Wondrously, OBs, CNMs, RNs and the women themselves spoke out about the state of VBACs in our country. Over and over, men and women said they were helping women VBAC, often with intense anger coming from other doctors and hospitals. Some of the providers were so busy, women traveling from hundreds of miles to have assisted births, they begged the board to revise their recommendations so more physicians could give women what they were scrambling to have – their VBACs.
Layer upon layer of obstacles stretched out a thousand miles. What do we tackle first? The speakers each had their recommendations. The insurance industry; forcing them to stop dictating what doctors and hospitals do. The malpractice insurance companies; stop assuming every labor is a potential lawsuit. Doctors; stop allowing insurance companies to run your lives… oh, and stop doing cesareans for convenience’s sake. Hospitals; allow women the right to their choices and doctors the right to support/attend VBACs. Nurse-Midwives; lobby for the right to attend VBACs again. Women; start suing for wrongful cesareans.
Looking over the enormous amount of work that needs to be done, it seems insurmountable, but we who support VBACs, we who want VBACs, we who demand the right to our bodies… we cannot quit.
The NIH’s recommendations, as most of us already know, was that the cesarean rate is too high in this country and that VBACs, with all the research, is proven safer than a repeat cesarean and should be encouraged.
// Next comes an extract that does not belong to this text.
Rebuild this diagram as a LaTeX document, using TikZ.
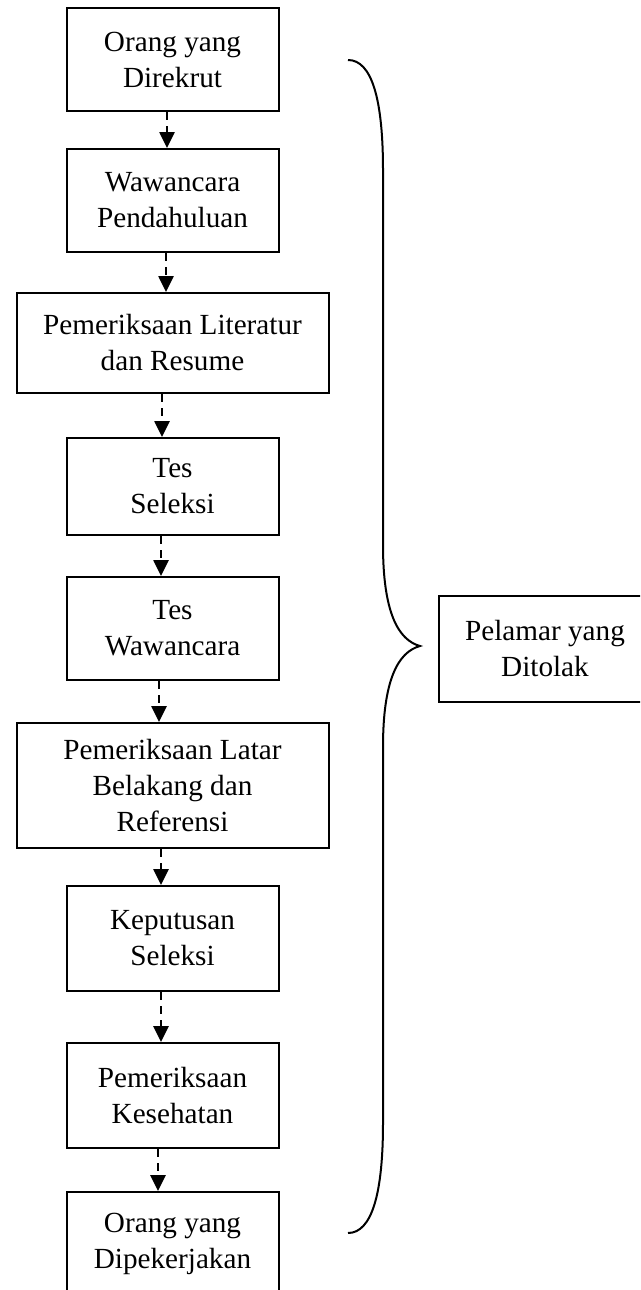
\documentclass[tikz,border=0pt]{standalone}
\usepackage{fontspec}
\setmainfont{Liberation Serif}
\usepackage{tikz}
\usetikzlibrary{arrows.meta}

\begin{document}
\begin{tikzpicture}[x=1pt, y=-1pt,
				box/.style={draw, line width=2pt, align=center, inner sep=0pt, minimum width=212pt},
				flow/.style={-{Triangle[length=16pt, width=15pt]}, line width=2.6pt, dash pattern=on 8pt off 6pt},
				>=latex,   %Pfeilspitzen
				font=\fontsize{29.2}{36}\selectfont]
				%Bildbereich
				\useasboundingbox (0,0) rectangle (640,1290);
				\clip (0,0) rectangle (640,1290);
				% Kaesten der Auswahl
				\node[box, minimum height=103pt] (b1) at (172.5,59.5) {Orang yang\\Direkrut};
				\node[box, minimum height=103pt] (b2) at (172.5,200.5) {Wawancara\\Pendahuluan};
				\node[box, minimum height=100pt, minimum width=312pt] (b3) at (172.5,343) {Pemeriksaan Literatur\\dan Resume};
				\node[box, minimum height=97pt] (b4) at (172.5,486.5) {Tes\\Seleksi};
				\node[box, minimum height=103pt] (b5) at (172.5,628.5) {Tes\\Wawancara};
				\node[box, minimum height=125pt, minimum width=312pt] (b6) at (172.5,785.5) {Pemeriksaan Latar\\Belakang dan\\Referensi};
				\node[box, minimum height=105pt] (b7) at (172.5,938.5) {Keputusan\\Seleksi};
				\node[box, minimum height=105pt] (b8) at (172.5,1095.5) {Pemeriksaan\\Kesehatan};
				\node[box, minimum height=103pt] (b9) at (172.5,1243.5) {Orang yang\\Dipekerjakan};
				% Abgelehnte
				\node[box, minimum height=106pt] (tolak) at (545,649) {Pelamar yang\\Ditolak};
				% Pfeile zeichnen
				\foreach \a/\b/\dx in {b1/b2/-5.5, b2/b3/-6.5, b3/b4/-10.5, b4/b5/-11.5, b5/b6/-13.5, b6/b7/-11.5, b7/b8/-11.5, b8/b9/-14.5}
					\draw[flow] ([xshift=\dx pt]\a.south) -- ([xshift=\dx pt]\b.north);
				% Klammer
				\draw[line width=2pt] (348,60) .. controls (372,60) and (383,100) .. (383,170)
					-- (383,545) .. controls (383,612) and (398,640) .. (420,646)
					.. controls (398,652) and (383,680) .. (383,747)
					-- (383,1123) .. controls (383,1193) and (372,1233) .. (348,1233);
			\end{tikzpicture}
\end{document}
They had no comment on how that was supposed to be done.
While those of us watching hoped for this exact recommendation and were thrilled with the announcement, one parting stab was made that almost deflated the whole conference. Rebecca Spence from RHRealityCheck says, “Panelist Laurence McCullough, the Chair in Medical Ethics and Health Policy at Baylor College of Medicine, spoke for the panel during the public comment session and in a press briefing, taking the position that a physician has an independent obligation to protect a fetus, which, it is claimed, is not dispensed by a laboring woman’s refusal to consent. The panelists’ comments indicated that a conclusion regarding the ethical question was beyond their scope, yet stated to the press and to the audience that the body of law and ethics that protects the right to refuse surgery was not written for, and may not include pregnant patients.” (emphasis mine) It took me asking several women and reading a few blogs before I understood what they were saying: that pregnant women might not/do not have the right to refuse a cesarean… that doctors can still force women, whether through the courts or even strong-arming them, into the operating room.
I don’t know if the panel knew exactly what they were implying, but we all heard it nonetheless. Even though the recommendation was to allow more VBACs, it was ultimately in the doctor’s hands to decide when the woman could no longer make her own choices. He (or she, of course) could sail along with the status quo, not pressing ACOG to change their oppressive “recommendations,” not to change his view that VBAC is unsafe, that he has free rein to lord a scalpel over a woman’s abdomen. It was almost as if the panel said, “We recommend VBACs, but it’s absurd to expect it because, you silly girls, you can’t possibly make a sane decision when you’re pregnant and in labor. We’ll make that decision for you.”
After what seemed like a positive, productive and informative three days, I learned that The System really is rooted in misogyny, it’s values deep in the concrete of control and manipulation and left wondering if anything we ever do makes any difference at all.